Our second example came a couple of weeks ago when the Japan Pro Baseball Commissioner's office didn't throw the book at Chunichi Dragons manager Senichi Hoshino after the involvement of his team in the incident which resulted in a broken rib to Central League umpire Atsushi Kittaka. What better opportunity has there ever been for the commissioner to finally get tough with Hoshino and his thugs?

Instead, Hoshino gets a five-day suspension and a small fine. Unbelievable. It was almost like the commissioner was afraid of Hoshino (more likely the Chunichi ownership). Can you imagine if Bobby Valentine had been involved in such an incident when he was managing the Chiba Lotte Marines?

Valentine wouldn't have gotten a five-day ban, more like five months. Remember the punishment for the 1997 incident involving Hoshino and the Dragons on American umpire Mike DiMuro? I'll bet you can't remember, because there was none. Amazing.

Moving right along, our next stop is the Japan Olympic Committee, where president Yushiro Yagi came up with the harebrained idea of having Seibu Lions pitcher Daisuke Matsuzaka carry the national flag at the opening ceremonies for the Sydney Olympics in September. It's bad enough that Matsuzaka would even be considered for the honor -- which is normally reserved for those who have earned medals in previous Olympics -- but then the JOC chief decided to reverse course after the Japanese Baseball Federation said it was worried that the task "might be too tiring" for the 19-year-old hurler - who has to pitch two days after the opening ceremonies are finished. Give me a break.

A 19-year-old athlete in outstanding condition might not be able to handle the stress of carrying the flag in the opening ceremonies of the Olympics? I was hoping it was all a joke, but I'm sorry to say it wasn't. Just another example of a so-called "sports executive" floating a bad idea, gaining support for it, then backing down when someone questions it. These guys don't even have enough backbone to stay the course with something they come up with.

Remember the bid for the 2002 World Cup? Japanese officials said they were going to take it to a vote -- all or nothing -- to see if Japan would earn the right to host the event over South Korea. Then the first chance FIFA gave them to bail out -- and cohost the event -- they took. Talk about running for cover. I guess the principle of having the courage to stand by your convictions is a novel concept to these guys.
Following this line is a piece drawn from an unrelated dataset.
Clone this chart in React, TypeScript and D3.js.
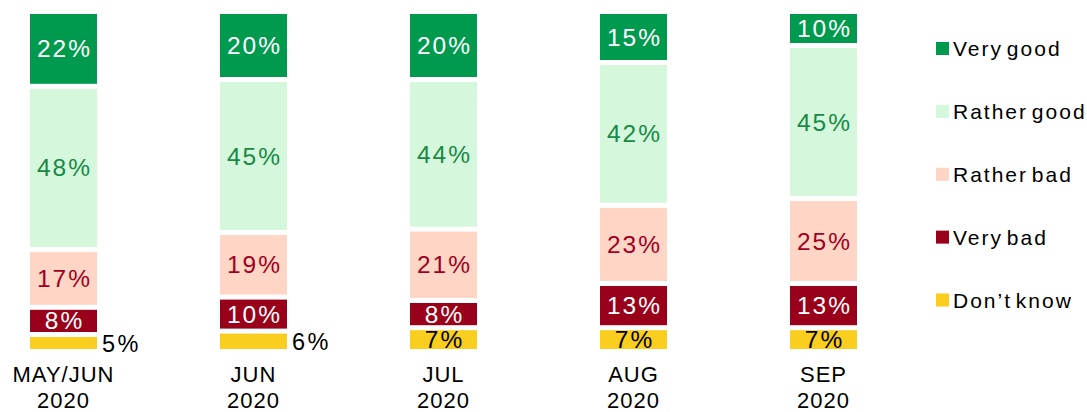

Last but not least we have the plight of swimmer Suzu Chiba and the Japan Swimming Federation. After Chiba won the women's 200-meter freestyle in Tokyo at the event that served as the Olympic trials for Japan, the 1996 Olympian thought she had earned her ticket to Sydney.

But when Japan's swimming squad for the Sydney Games was announced shortly thereafter, Chiba found she hadn't made the cut. Chiba wasn't too happy about this and demanded some answers. She was so steamed that she wrote to the JSF and demanded a meeting as to why she hadn't been chosen despite her performance.
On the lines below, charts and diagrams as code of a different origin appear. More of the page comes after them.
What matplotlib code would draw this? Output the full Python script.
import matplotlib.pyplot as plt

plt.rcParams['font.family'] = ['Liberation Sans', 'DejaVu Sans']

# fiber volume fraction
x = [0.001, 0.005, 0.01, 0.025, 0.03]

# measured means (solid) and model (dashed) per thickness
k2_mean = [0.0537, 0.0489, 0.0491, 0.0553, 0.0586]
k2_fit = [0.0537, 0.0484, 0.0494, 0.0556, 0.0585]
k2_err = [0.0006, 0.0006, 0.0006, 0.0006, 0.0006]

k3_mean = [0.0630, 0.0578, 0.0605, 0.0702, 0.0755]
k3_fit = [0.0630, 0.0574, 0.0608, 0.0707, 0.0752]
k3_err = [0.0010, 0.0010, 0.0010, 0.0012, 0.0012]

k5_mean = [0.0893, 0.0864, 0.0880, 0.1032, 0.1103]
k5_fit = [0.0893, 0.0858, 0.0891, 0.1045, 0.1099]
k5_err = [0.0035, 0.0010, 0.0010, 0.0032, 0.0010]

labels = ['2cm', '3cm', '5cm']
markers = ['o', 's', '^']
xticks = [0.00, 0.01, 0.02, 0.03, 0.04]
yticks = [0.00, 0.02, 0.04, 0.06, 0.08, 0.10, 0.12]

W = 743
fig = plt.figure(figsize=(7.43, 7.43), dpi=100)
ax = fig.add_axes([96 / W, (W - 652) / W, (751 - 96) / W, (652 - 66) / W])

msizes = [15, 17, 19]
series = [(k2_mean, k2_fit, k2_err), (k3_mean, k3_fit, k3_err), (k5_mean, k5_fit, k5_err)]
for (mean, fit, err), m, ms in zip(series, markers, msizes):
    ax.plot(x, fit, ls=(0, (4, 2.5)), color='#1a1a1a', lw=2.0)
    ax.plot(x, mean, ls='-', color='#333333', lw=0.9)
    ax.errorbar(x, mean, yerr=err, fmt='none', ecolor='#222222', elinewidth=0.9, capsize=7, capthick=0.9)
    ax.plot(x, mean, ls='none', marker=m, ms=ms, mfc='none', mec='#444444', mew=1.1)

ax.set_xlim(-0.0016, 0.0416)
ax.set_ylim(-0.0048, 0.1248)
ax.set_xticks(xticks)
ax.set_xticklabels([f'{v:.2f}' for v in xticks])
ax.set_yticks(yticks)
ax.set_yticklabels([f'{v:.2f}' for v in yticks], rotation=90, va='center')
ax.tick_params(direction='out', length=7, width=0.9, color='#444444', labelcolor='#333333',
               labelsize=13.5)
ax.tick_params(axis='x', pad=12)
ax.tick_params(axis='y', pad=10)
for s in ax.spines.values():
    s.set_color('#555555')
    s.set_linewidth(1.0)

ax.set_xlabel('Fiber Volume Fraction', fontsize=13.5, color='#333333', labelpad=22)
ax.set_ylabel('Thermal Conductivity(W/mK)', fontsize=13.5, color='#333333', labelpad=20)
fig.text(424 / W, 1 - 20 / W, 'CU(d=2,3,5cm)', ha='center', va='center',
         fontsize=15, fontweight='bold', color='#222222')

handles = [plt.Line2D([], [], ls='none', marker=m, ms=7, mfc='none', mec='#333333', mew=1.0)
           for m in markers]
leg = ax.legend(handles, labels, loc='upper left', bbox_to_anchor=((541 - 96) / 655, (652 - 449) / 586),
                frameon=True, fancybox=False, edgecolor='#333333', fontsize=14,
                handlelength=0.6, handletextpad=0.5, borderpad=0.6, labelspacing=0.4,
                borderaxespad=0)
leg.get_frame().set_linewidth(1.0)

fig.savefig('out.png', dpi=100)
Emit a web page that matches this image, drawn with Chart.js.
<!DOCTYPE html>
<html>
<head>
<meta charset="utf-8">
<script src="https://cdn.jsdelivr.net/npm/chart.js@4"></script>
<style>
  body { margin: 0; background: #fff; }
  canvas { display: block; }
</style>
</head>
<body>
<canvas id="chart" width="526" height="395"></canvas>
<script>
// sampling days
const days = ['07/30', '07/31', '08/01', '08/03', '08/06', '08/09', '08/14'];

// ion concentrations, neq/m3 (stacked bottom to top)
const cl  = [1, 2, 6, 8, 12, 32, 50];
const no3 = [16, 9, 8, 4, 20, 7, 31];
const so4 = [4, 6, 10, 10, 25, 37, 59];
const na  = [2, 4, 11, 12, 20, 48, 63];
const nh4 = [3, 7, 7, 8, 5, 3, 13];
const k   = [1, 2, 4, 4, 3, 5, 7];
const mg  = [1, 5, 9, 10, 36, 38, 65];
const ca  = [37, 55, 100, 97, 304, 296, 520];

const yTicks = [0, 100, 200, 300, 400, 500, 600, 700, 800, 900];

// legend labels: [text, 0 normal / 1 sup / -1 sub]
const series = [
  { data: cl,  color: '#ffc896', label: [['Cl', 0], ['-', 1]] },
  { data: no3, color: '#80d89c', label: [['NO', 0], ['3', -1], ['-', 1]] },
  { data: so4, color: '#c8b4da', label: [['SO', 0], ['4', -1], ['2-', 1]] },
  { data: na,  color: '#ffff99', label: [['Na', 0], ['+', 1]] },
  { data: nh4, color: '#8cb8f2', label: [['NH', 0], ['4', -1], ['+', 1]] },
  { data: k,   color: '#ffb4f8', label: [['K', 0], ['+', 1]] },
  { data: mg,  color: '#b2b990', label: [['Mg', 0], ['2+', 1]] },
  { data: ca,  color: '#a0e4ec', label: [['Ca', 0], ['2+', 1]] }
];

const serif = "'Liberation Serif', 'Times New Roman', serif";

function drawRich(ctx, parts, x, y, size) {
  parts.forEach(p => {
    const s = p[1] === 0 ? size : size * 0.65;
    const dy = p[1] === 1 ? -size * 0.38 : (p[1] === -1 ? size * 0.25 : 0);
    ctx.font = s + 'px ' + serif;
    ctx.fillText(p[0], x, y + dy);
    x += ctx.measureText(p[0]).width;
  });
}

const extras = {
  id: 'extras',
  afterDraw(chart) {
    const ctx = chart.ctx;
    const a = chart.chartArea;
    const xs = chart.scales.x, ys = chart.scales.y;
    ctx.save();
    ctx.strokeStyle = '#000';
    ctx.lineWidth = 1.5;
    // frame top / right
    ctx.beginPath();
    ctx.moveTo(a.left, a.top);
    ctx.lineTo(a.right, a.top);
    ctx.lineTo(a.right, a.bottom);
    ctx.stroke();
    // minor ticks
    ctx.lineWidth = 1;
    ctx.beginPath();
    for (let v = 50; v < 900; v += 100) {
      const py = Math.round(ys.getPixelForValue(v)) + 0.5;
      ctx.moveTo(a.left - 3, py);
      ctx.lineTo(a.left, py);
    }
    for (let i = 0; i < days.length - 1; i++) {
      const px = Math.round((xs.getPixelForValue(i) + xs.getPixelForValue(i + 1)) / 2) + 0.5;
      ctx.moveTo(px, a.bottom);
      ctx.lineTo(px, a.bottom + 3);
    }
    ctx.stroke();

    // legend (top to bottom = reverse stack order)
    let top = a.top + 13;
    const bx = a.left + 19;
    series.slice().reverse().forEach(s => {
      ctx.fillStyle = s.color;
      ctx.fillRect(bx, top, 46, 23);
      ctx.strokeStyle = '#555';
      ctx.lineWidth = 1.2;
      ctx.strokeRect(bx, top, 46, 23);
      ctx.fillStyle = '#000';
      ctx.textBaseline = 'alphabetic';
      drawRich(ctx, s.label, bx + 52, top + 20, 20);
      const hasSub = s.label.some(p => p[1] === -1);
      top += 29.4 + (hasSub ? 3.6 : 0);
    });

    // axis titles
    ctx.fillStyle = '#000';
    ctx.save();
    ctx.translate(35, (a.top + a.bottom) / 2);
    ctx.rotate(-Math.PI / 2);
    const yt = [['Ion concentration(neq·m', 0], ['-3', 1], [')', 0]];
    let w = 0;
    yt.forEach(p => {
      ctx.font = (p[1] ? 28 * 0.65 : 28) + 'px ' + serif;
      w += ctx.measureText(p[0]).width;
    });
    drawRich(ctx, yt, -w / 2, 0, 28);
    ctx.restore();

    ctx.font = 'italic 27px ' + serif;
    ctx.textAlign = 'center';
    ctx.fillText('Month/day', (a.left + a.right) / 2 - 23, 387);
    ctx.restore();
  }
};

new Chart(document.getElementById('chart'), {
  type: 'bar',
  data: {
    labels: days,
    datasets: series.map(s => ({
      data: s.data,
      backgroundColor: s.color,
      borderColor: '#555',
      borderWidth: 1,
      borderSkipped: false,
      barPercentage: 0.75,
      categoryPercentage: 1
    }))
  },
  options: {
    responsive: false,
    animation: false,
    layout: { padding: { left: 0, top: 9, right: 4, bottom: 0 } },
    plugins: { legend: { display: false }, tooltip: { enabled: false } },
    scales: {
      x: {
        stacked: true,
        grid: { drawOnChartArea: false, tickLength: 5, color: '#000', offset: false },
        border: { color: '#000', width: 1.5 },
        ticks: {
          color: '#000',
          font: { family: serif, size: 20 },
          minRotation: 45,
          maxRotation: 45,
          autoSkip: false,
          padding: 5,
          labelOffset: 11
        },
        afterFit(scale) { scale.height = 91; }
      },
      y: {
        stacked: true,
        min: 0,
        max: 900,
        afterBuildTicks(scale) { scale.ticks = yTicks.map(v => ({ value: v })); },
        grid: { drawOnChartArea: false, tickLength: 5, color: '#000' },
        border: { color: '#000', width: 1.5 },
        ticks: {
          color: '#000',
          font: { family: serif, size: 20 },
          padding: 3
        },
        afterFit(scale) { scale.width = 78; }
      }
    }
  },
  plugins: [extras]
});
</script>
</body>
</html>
The response given to the media on how Chiba's attempt at an appeal of her case would be handled by the JSF said it all. An executive told the media, "We're just going to ignore her." That pretty much says it all, doesn't it?

The way I see it, the problem at all of these sports federations and franchises is that the people in positions of authority at these entities too often are simply not qualified to do their jobs. Whether they are executives from the parent company that are rotated in or former athletes who have moved up by seniority, the result of their actions is all too often chaos.

There's an old saying in sports: "Never bet on a loser." That's why you won't see me making any wagers on what any of these "sports executives" might bungle next.